The range of available policy tools is vast, from subsidy clubs for critical minerals to sector-specific trade deals. But tariffs appear unlikely to be the instrument of choice for Harris, as they would be for Trump.
For Harris, partnerships and alliances will continue to be at the centre of US strategy. But Democrats are engaged in a debate about whether to place US–China rivalry at the centre of foreign policy, or whether to have a global strategy of which China is a part. Trump has offered more clarity: his approach would be transactional and also free from the constraints of multilateralism or alliances.
Migration
Both candidates talk tough on immigration, and their policy focuses on enforcement. But the similarities stop there. In the debate, Trump sought to conjure up images of criminal immigrants eating dogs, and maybe also cats.
Harris pinned responsibility on Trump for urging Republicans to block a bipartisan border security bill earlier this year, simply to cause chaos and bolster his electoral prospects. Trump was quick to remind viewers of the rising numbers of immigrants at the border in what proved to be a December crisis for Democrats.

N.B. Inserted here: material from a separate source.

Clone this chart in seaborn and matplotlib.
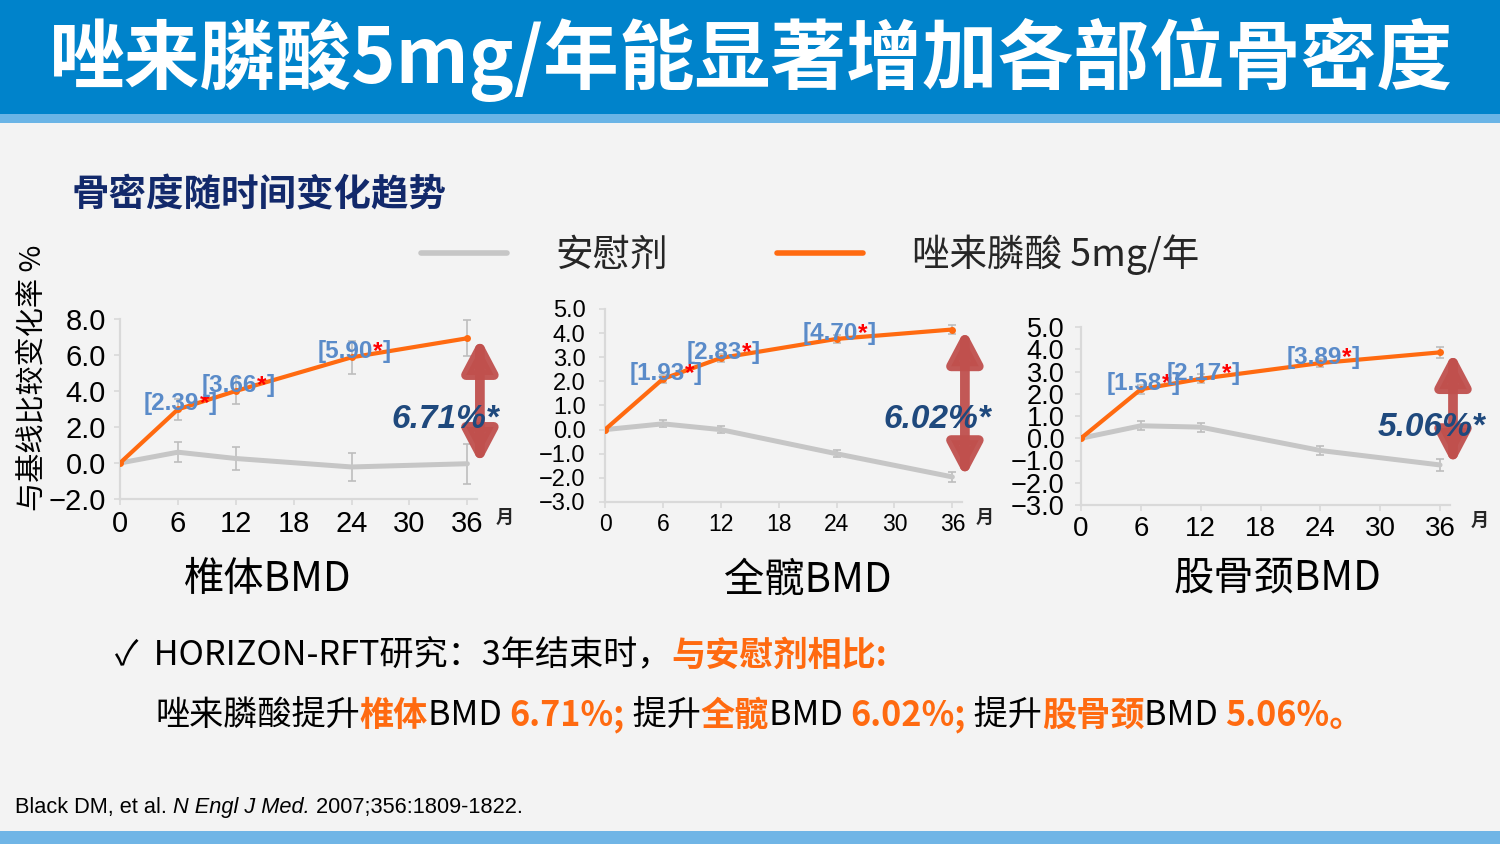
import numpy as np
import pandas as pd
import matplotlib
matplotlib.use("Agg")
import matplotlib.pyplot as plt
from matplotlib.patches import Rectangle, FancyArrowPatch
from matplotlib.lines import Line2D
import seaborn as sns

# months on the x axis
MONTHS = [0, 6, 12, 24, 36]

# % change from baseline
SPINE_ZOL = [0.0, 2.98, 4.0, 5.87, 6.93]
SPINE_PBO = [0.0, 0.60, 0.25, -0.22, -0.04]
SPINE_ZOL_ERR = [0.0, 0.6, 0.7, 0.9, 1.0]
SPINE_PBO_ERR = [0.0, 0.55, 0.65, 0.8, 1.1]

HIP_ZOL = [0.0, 2.10, 2.97, 3.76, 4.15]
HIP_PBO = [0.0, 0.24, 0.0, -1.0, -1.96]
HIP_ZOL_ERR = [0.0, 0.15, 0.15, 0.15, 0.2]
HIP_PBO_ERR = [0.0, 0.15, 0.15, 0.15, 0.2]

NECK_ZOL = [0.0, 2.20, 2.67, 3.38, 3.86]
NECK_PBO = [0.0, 0.56, 0.50, -0.55, -1.20]
NECK_ZOL_ERR = [0.0, 0.2, 0.2, 0.2, 0.25]
NECK_PBO_ERR = [0.0, 0.2, 0.2, 0.2, 0.25]

# placebo-adjusted differences shown at 6/12/24 months
GAP_MONTHS = [6, 12, 24]
SPINE_GAPS = ["2.39", "3.66", "5.90"]
HIP_GAPS = ["1.93", "2.83", "4.70"]
NECK_GAPS = ["1.58", "2.17", "3.89"]

PANEL_NAMES = ["椎体BMD", "全髋BMD", "股骨颈BMD"]
TOTALS = ["6.71%*", "6.02%*", "5.06%*"]
SERIES = ["安慰剂", "唑来膦酸 5mg/年"]
XTICKS = [0, 6, 12, 18, 24, 30, 36]

ORANGE = "#FF6A10"
GREY = "#C6C6C6"
BLUE_LBL = "#5A8BC9"
NAVY = "#1F497D"
ARROW = "#C0504D"
CJK = ["Noto Sans CJK SC", "DejaVu Sans"]
LAT = ["Liberation Sans", "DejaVu Sans"]

sns.set_theme(style="white")
plt.rcParams["font.family"] = CJK
plt.rcParams["axes.unicode_minus"] = True

W, H = 1500, 844
fig = plt.figure(figsize=(15, 8.44), dpi=100, facecolor="#F3F3F3")

# overlay in pixel coordinates for slide furniture
bg = fig.add_axes([0, 0, 1, 1], zorder=0)
bg.set_xlim(0, W)
bg.set_ylim(H, 0)
bg.axis("off")
bg.add_patch(Rectangle((0, 0), W, 114, color="#0083CB", lw=0))
bg.add_patch(Rectangle((0, 114), W, 9, color="#6AB4E6", lw=0))
bg.add_patch(Rectangle((0, 831), W, 13, color="#70B5E6", lw=0))

bg.text(751, 60, "唑来膦酸5mg/年能显著增加各部位骨密度", color="white",
        fontsize=54.5, fontweight="bold", ha="center", va="center")
bg.text(72, 195, "骨密度随时间变化趋势", color="#12296B", fontsize=27,
        fontweight="bold", ha="left", va="center")
bg.text(32, 378, "与基线比较变化率 %", rotation=90, fontsize=21,
        ha="center", va="center", color="black")


def px_axes(left, top, right, bottom):
    return fig.add_axes([left / W, 1 - bottom / H, (right - left) / W, (bottom - top) / H],
                        zorder=2, facecolor="none")


def chain(ax, first, parts, fontsize, family):
    prev = first
    for text, color, weight, style in parts:
        prev = ax.annotate(text, xy=(1, 0), xycoords=prev, ha="left", va="bottom",
                           color=color, fontweight=weight, fontstyle=style,
                           fontsize=fontsize, family=family, annotation_clip=False)
    return prev


panels = [
    (PANEL_NAMES[0], SPINE_ZOL, SPINE_PBO, SPINE_ZOL_ERR, SPINE_PBO_ERR, SPINE_GAPS, TOTALS[0],
     (120, 319, 477, 499), (-2, 8), np.arange(-2, 9, 2), 21, 21, 6,
     (268, 580), (445, 420), (505, 517)),
    (PANEL_NAMES[1], HIP_ZOL, HIP_PBO, HIP_ZOL_ERR, HIP_PBO_ERR, HIP_GAPS, TOTALS[1],
     (605, 309, 962, 502), (-3, 5), np.arange(-3, 6, 1), 17, 16.5, 10,
     (808, 580), (937, 420), (985, 517)),
    (PANEL_NAMES[2], NECK_ZOL, NECK_PBO, NECK_ZOL_ERR, NECK_PBO_ERR, NECK_GAPS, TOTALS[2],
     (1081, 327, 1450, 505), (-3, 5), np.arange(-3, 6, 1), 19.5, 20, 8,
     (1278, 578), (1432, 428), (1480, 520)),
]

for (name, zol, pbo, zerr, perr, gaps, total, box, ylim, yticks,
     ysize, xsize, ypad, name_xy, total_xy, month_xy) in panels:
    ax = px_axes(*box)
    df = pd.DataFrame({"month": MONTHS * 2,
                       "value": pbo + zol,
                       "group": [SERIES[0]] * len(MONTHS) + [SERIES[1]] * len(MONTHS)})

    ax.errorbar(MONTHS, pbo, yerr=perr, fmt="none", ecolor="#BDBDBD",
                elinewidth=1.2, capsize=3, capthick=1.2, zorder=1)
    ax.errorbar(MONTHS, zol, yerr=zerr, fmt="none", ecolor="#BDBDBD",
                elinewidth=1.2, capsize=3, capthick=1.2, zorder=1)
    sns.lineplot(data=df[df.group == SERIES[0]], x="month", y="value", ax=ax,
                 color=GREY, linewidth=3.6, zorder=2, legend=False)
    sns.lineplot(data=df[df.group == SERIES[1]], x="month", y="value", ax=ax,
                 color=ORANGE, linewidth=3.0, marker="o", markersize=5,
                 markeredgewidth=0, zorder=3, legend=False)

    ax.set_xlim(0, 37)
    ax.set_ylim(*ylim)
    ax.set_xticks(XTICKS)
    ax.set_yticks(yticks)
    ax.set_yticklabels([f"{v:.1f}".replace("-", "\u2212") for v in yticks],
                       fontsize=ysize, family=LAT)
    ax.set_xticklabels([str(v) for v in XTICKS], fontsize=xsize, family=LAT)
    ax.set_xlabel("")
    ax.set_ylabel("")
    for side in ["top", "right"]:
        ax.spines[side].set_visible(False)
    for side in ["left", "bottom"]:
        ax.spines[side].set_color("#D9D9D9")
        ax.spines[side].set_linewidth(1.6)
    ax.tick_params(axis="both", direction="out", length=4, width=1.2,
                   color="#D9D9D9", labelcolor="black", pad=4, left=True, bottom=True)
    ax.tick_params(axis="y", pad=ypad)

    # placebo-adjusted difference labels: "[x.xx" ends near the point, then red * and ]
    for m, g in zip(GAP_MONTHS, gaps):
        y = zol[MONTHS.index(m)]
        first = ax.annotate(f"[{g}", xy=(m, y), xytext=(15.5, 4), textcoords="offset points",
                            ha="right", va="center", fontsize=17.5, fontweight="bold",
                            family=LAT, color=BLUE_LBL, zorder=5)
        chain(ax, first, [("*", "red", "bold", "normal"), ("]", BLUE_LBL, "bold", "normal")],
              17.5, LAT)

    # double arrow between end points
    arr = FancyArrowPatch((37.3, zol[-1]), (37.3, pbo[-1]),
                          arrowstyle="<|-|>,head_length=0.95,head_width=0.5",
                          mutation_scale=20, lw=7, color=ARROW, alpha=0.95,
                          shrinkA=0, shrinkB=0, clip_on=False, zorder=6)
    ax.add_patch(arr)
    ax.text(*total_xy, total, transform=bg.transData, ha="center", va="center",
            fontsize=24, fontweight="bold", fontstyle="italic", color=NAVY,
            family=LAT, zorder=8, clip_on=False)

    bg.text(*name_xy, name, fontsize=29, ha="center", va="center", color="black")
    bg.text(*month_xy, "月", fontsize=13, fontweight="bold", ha="center", va="center")

# legend
handles = [Line2D([], [], color=GREY, lw=4), Line2D([], [], color=ORANGE, lw=4)]
fig.legend(handles, SERIES, loc="center", bbox_to_anchor=(810 / W, 1 - 255 / H), ncol=2,
           frameon=False, fontsize=27, handlelength=2.3, handletextpad=1.3,
           columnspacing=2.9)

# bottom conclusions
first = bg.text(115, 673, "✓  HORIZON-RFT研究：3年结束时，", fontsize=24.6,
                ha="left", va="bottom", color="black")
chain(bg, first, [("与安慰剂相比:", ORANGE, "bold", "normal")], 24.6, CJK)

first = bg.text(155, 733, "唑来膦酸提升", fontsize=24.6, ha="left", va="bottom", color="black")
chain(bg, first, [
    ("椎体", ORANGE, "bold", "normal"), ("BMD ", "black", "normal", "normal"),
    ("6.71%;", ORANGE, "bold", "normal"), (" 提升", "black", "normal", "normal"),
    ("全髋", ORANGE, "bold", "normal"), ("BMD ", "black", "normal", "normal"),
    ("6.02%;", ORANGE, "bold", "normal"), (" 提升", "black", "normal", "normal"),
    ("股骨颈", ORANGE, "bold", "normal"), ("BMD ", "black", "normal", "normal"),
    ("5.06%。", ORANGE, "bold", "normal"),
], 24.6, CJK)

first = bg.text(15, 818, "Black DM, et al. ", fontsize=15.7, ha="left", va="bottom",
                family=LAT, color="black")
chain(bg, first, [("N Engl J Med.", "black", "normal", "italic"),
                  (" 2007;356:1809-1822.", "black", "normal", "normal")], 15.7, LAT)

fig.savefig("out.png", dpi=100, facecolor=fig.get_facecolor())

Trump’s attack on immigrants has been effective at stirring up public concern and has forced Democrats to tack to the right. Creative solutions and legal pathways have taken a back seat to an approach that gives priority to enforcement of strict controls at the border.
Instead, innovative thinking has found an alternative home. The International Organization for Migration is attempting a transformation in immigration strategy, one that would link employers in need of labour to migrants in need of work.
Such solution-based work could create win-win solutions for Western societies with aging populations. But for now, Trump’s anti-immigrant narrative has taken root and electoral competition has crowded out a more serious discussion.
Ukraine
The debate gave those voters already firmly set in their views plenty of scope to confirm their biases.
For voters already committed to Trump, the debate will not matter too much. Trump bottled his message to them very tightly: Harris has been second in command during an administration that has seen two major wars, chaos on the international stage, and the nation ‘laughed at all over the world’.
For Europeans, Trump’s debate rhetoric will have confirmed their fears. In what are now familiar lines of attack, Trump accused Europe of free riding on US largesse, and continued to demand that Europe pay for its own security.